In his opposition, Plaintiff argues that Defendants have not presented a reasonable excuse for their delay in appearing. Plaintiff's counsel states that she provided "Defendants' alleged counsel" with an extension of time to respond to the Complaint to January 5, 2016. She states that, despite the extension, "no attorney appeared on Defendants' behalf." Plaintiff argues, "Defendants now allege that their former counsel Mr. Francisco Serrano Walker simply failed to file any papers, however they do not provide any proof that they actually retained their former counsel, nor do they provide any proof that they took action to ascertain the status of this litigation as they allege they periodically followed up with Mr. Walker on the litigation." Plaintiff further argues, "Defendants should have been alerted as to the status of the litigation and Mr. Walker's failure to put in an answer when they were directly served with the Motion for Default Judgment and a copy of the Notice of Entry of the Decision and Order granting Default Judgment, so their excuse that they were unaware that their attorney failed to put in an answer and litigate the case until Taylor Group's bank account was frozen is untenable."

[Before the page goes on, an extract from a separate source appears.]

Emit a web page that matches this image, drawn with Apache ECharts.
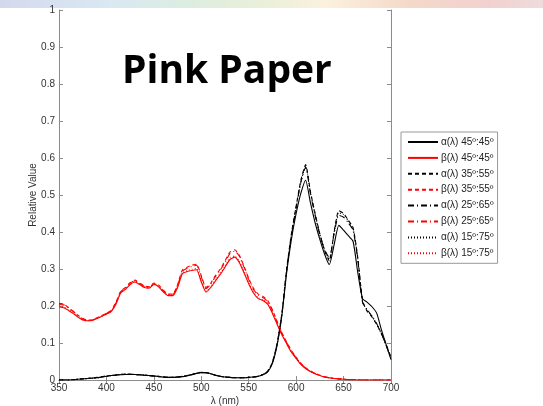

Here, Defendants have failed to demonstrate a reasonable excuse. Mr. Taylor alleges that Mr. Walker failed to properly defend the action on behalf of Defendants and failed to file opposition to plaintiff's motion for default judgment. However, Defendants do not provide any proof that they retained Mr. Walker nor do they submit an affidavit from Mr. Walker. A corporation is required to appear by counsel. (CPLR 321[a)]. While Mr. Taylor states that "[p]eriodically, [he] he would follow up with him and when he was available, he said that he was working on it," Defendants provide no specific dates or any other information concerning these alleged efforts to follow up with Mr. Walker concerning the status of their litigation. Furthermore, while Defendants allege that they did not learn of the default judgment until their bank account was frozen in August 2016, Defendants do not address Plaintiff's assertion that, "Defendants should have been alerted as to the status of the litigation and Mr. Walker's failure to put in an answer when they were directly served with the Motion for Default Judgment and a copy of the Notice of Entry of the Decision and Order granting Default Judgment, so their excuse that they were unaware that their attorney failed to put in an answer and litigate the case until Taylor Group's bank account was frozen is untenable." (See Plaintiff's Notice of Motion for summary judgment dated March 7, 2016 which reflects that the motion was mailed to Taylor Group and Mr. Taylor; Affidavit of Service dated May 23, 2016 which states that Notice of Entry of the Decision and Order granting Plaintiff's motion for default judgment was mailed directly to Taylor Group and Mr. Taylor on May 23, 2016 via first class mail). Defendants do not dispute that the motion papers and Notice of Entry of the Decision and Order were mailed to them. Even assuming that Defendants did not learn of the default until their bank account was frozen in August 2016, Defendants have failed to provide a reasonable excuse for their delay in waiting until December 28, 2016, to file the instant motion to vacate the default judgment when they allegedly learned in August 2016 of the default judgment. In view of the lack of reasonable excuse, the court need not reach the issue of meritorious defense. (Hodson v. Vinnie's Farm Market, 103 A.D.3d 549, 959 [[st Dept 2013], citing Aaron v. Greenberg & Reicher, LLP, 68 A.D.3d 533, 534 [1st Dept 2009]).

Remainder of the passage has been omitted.